Air travel is terrible. In part because the airlines have continually shrunk seat size over the past four decades in an attempt to maximize the total number of people who can fit on a plane and, in turn, the amount of tickets they can sell. The reason the airlines could do this, of course, was that there was no law to stop them.
That changed in 2018, when both the House and Senate passed a bill that was signed into law by Donald Trump. In an increasingly partisan world, it appeared politicians across the spectrum could agree on something: that airplane seats couldn’t get any smaller. “It passed with a very, very strong, big, bipartisan vote,” recounted U.S. Senator Sheldon Whitehouse (D-Rhode Island), at a recent press conference. “We had to get it effectively in by unanimous consent.”

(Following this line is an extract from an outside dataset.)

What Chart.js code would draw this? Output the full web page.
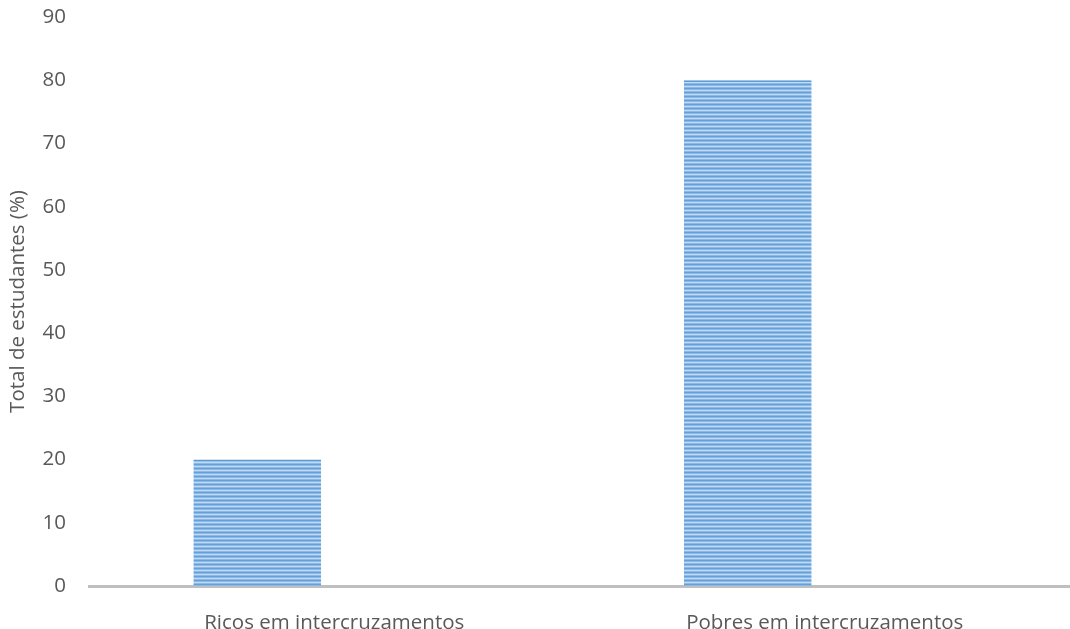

The law, called the Seat Egress in Air Travel (SEAT) Act, required the FAA to set a safe, minimum viable seat length, width, and pitch for all U.S. airlines. Or it was supposed to. Senator Whitehouse and fellow politicians are complaining that the FAA is dragging its feet in solidifying these standards. Working with fellow Senators Richard Blumenhall (D-Connecticut) and Edward Markey (D-Massachusetts), Whitehouse wrote a letter to the FAA in late April pointing out that seven months had passed without action from the FAA on regulating seat size minimums.
This week, Whitehouse joined U.S. Reps. Jim Langevin and David Cicilline (D-Rhode Island) to host a press conference where they voiced their concerns that the FAA has not acted to establish these standards, despite the rapidly approaching October deadline established by the SEAT Act in 2018. Given that it’s not October yet, the FAA still has time to make a decision on seat sizes. Yet the politicians made a convincing plea nonetheless, urging the FAA to run full safety studies, complete with computer simulations and human subjects, to test how seat size affects disembarkment from planes in the modern era to ensure safe evacuation during emergencies.

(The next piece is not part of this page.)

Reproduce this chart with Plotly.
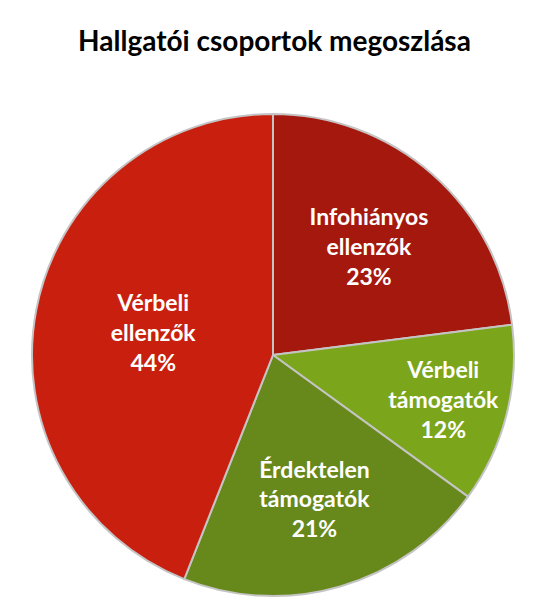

As the senators pointed out in their letter in April, the last studies on plane evacuation were performed in 1990 when seats were inches larger by every proportion. Meanwhile, obesity rates have grown. Planes are supposed to be evacuable in 90 seconds during emergencies according to the FAA, and seat standards are key to enabling fast egress. So far, the group of politicians hasn’t addressed the elephant in the room: That the FAA is reportedly notoriously influenced by the interests of airlines, when it should be making seat size decisions based upon objective science and safety for citizens rather than corporate interests.
When Fast Company reached out to the FAA for comment, they offered this statement:
The FAA Reauthorization Act of 2018 requires the agency to issue regulations to establish minimum dimensions for airplane seat width, length, and pitch that are necessary for the safety of passengers. Later this year, the FAA plans to conduct evacuation testing to determine what, if any, regulatory changes are necessary to implement the requirement. The testing will take place at the FAA’s Civil Aerospace Medical Institute in Oklahoma.
The FAA did commit to some level of testing, but it did not address meeting the October deadline for determining a humane and safe seat size as a new standard. “For years the FAA has refused to regulate airline seats,” said Cicilline this week. “We’re all looking forward to the FAA making a decision.”